The Herb Alpert School of Music has designated an outdoor space between the Music Library at the Schoenberg Musical Building and the recording center in the Ostin Music Center as a haven from discrimination and marginalization. The dedication ceremony, which was attended by The Herb Alpert School of Music community and their guests, took place on Thursday, March 31 and featured music, spoken word, dance, and refreshments.
The dedication ceremony, much like the haven itself, was inspired by students of the school of music. The ceremony began with a dedication of the grounds, honoring of the Gabrielino/Tongva peoples, the traditional land caretakers of the Los Angeles basin. After an address by Eileen Strempel, the inaugural dean of the school of music, and Arturo O’Farrill, associate dean for equity, diversity and inclusion, the audience witnessed the performance of the world premiere of a musical composition that was written expressly for the ceremony by Dexter Story, doctoral candidate in Ethnomusicology. Students, faculty, and staff were then invited to share offerings of their own, whether musical or spoken word, dance or other creative gesture.
“We are delighted to open this new space,” said Arturo O’Farrill. “We are especially honored to have staff, faculty, and students participate in the dedication ceremony by sharing their art with the community.”
The formal name for the courtyard space will be chosen by the students, after consultation with undergraduate and graduate student leadership.
The idea for an outdoor space dedicated to anti-racism stemmed from a report issued by The Herb Alpert School of Music’s Committee for Anti-Racism and Anti-Discrimination (ARAD). The committee was co-chaired by a student, two staff, and one faculty member, and was assembled as a non-appointed, non-hierarchical body in July 2020. The committee presented its report and recommendations earlier this year.
Among those recommendations was the creation of an outdoor haven that would serve as an area of repose, reflection, and communal activity, free of predatory bias. Designed to be a welcoming space, it is shaded and peaceful, and has been enhanced with appropriate signage, tables, chairs, and electrical outlets. The space also features information about how to report instances of racism, bias, and marginalization, and is intended as a space for students to hold informal sessions discussing issues of equity and inclusion.
ARAD’s report identified three major areas of concentration for the School of Music to address: the culture of violence targeting minority communities; the culture of academia; and the overall community, connections, and communication within The Herb Alpert School of Music. Each of these areas contained recommended actions, including expanding the mentoring program to connect BIPOC students with BIPOC alumni, establishing monthly forums/listening sessions with students to support mental and emotional health, and communicating more intentionally the resources that are available for students.

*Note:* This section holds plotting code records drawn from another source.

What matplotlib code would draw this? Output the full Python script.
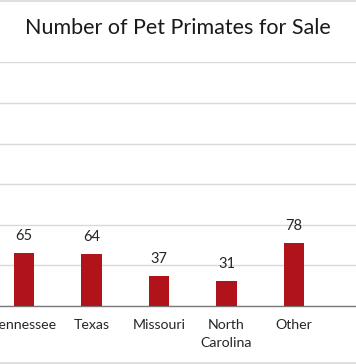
import matplotlib
matplotlib.use('Agg')
import matplotlib.pyplot as plt
from matplotlib.lines import Line2D

# Data (left side of the chart is cropped in the reference)
states = ["Tennessee", "Texas", "Missouri", "North\nCarolina", "Other"]
counts = [65, 64, 37, 31, 78]
grid_ticks = [0, 50, 100, 150, 200, 250, 300]

bar_color = "#b0141a"
font = "Lato"

fig = plt.figure(figsize=(3.56, 3.64), dpi=100)
ax = fig.add_axes([0, 0.1593, 1, 0.6697])

x = list(range(len(states)))
ax.bar(x, counts, width=0.31, color=bar_color, zorder=3)

# chart is cropped: Tennessee sits at 24px, slots are 67.5px apart
x0 = -24 / 67.5
ax.set_xlim(x0, x0 + 356 / 67.5)
ax.set_ylim(0, 300)

ax.set_yticks(grid_ticks)
ax.yaxis.grid(True, color="#d9d9d9", linewidth=1, zorder=0)
ax.tick_params(axis="y", left=False, labelleft=False)
ax.tick_params(axis="x", length=0, pad=9)
ax.set_xticks(x)
ax.set_xticklabels(states, fontsize=10.2, family=font, color="#262626",
                   linespacing=1.6)

for side in ["top", "right", "left"]:
    ax.spines[side].set_visible(False)
ax.spines["bottom"].set_color("#7a7a7a")
ax.spines["bottom"].set_linewidth(1)

for xi, v in zip(x, counts):
    ax.annotate(str(v), (xi, v), xytext=(0, 7), textcoords="offset points",
                ha="center", va="bottom", fontsize=10.5, family=font,
                color="#262626")

fig.text(0.5, 1 - 28 / 364, "Number of Pet Primates for Sale", ha="center",
         va="center", fontsize=15.5, family=font, color="#1a1a1a")

# chart border, visible at top and bottom of the crop
fig.add_artist(Line2D([0, 1], [1 - 1 / 364, 1 - 1 / 364], color="#d9d9d9",
                      linewidth=1.2, transform=fig.transFigure))
fig.add_artist(Line2D([0, 1], [1.5 / 364, 1.5 / 364], color="#d9d9d9",
                      linewidth=1.2, transform=fig.transFigure))

fig.savefig("out.png", dpi=100)
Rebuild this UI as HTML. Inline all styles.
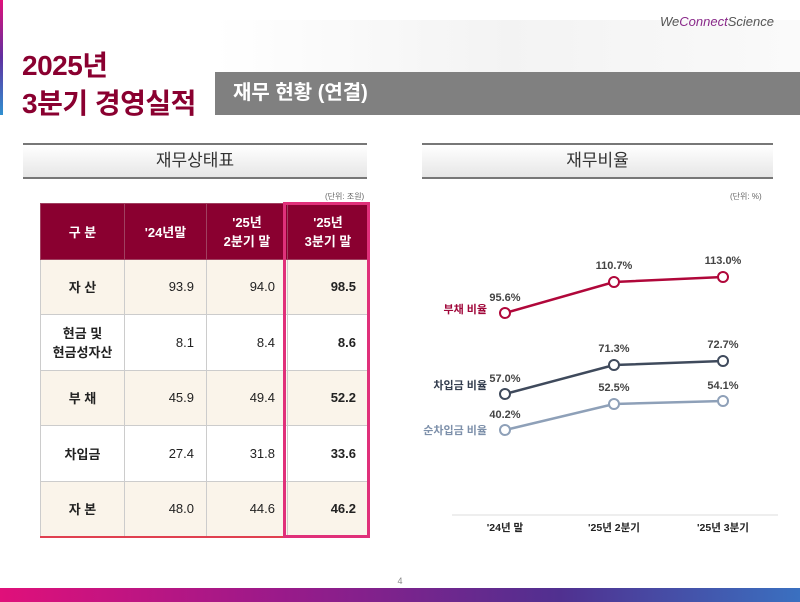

Importantly, ARAD noted, The Herb Alpert School of Music should make certain that all faculty, students and staff are aware of the process for reporting incidents of racism and discrimination, which can be done either by visiting https://equity.ucla.edu/report-an-incident or by calling the 24-hour EDI phone number (310) 825-3935.
“The report is just the beginning,” said associate dean O’Farrill. “The key will be following up and checking on the school’s progress in creating a welcoming community.” Dedicating the outdoor haven is a step in that direction.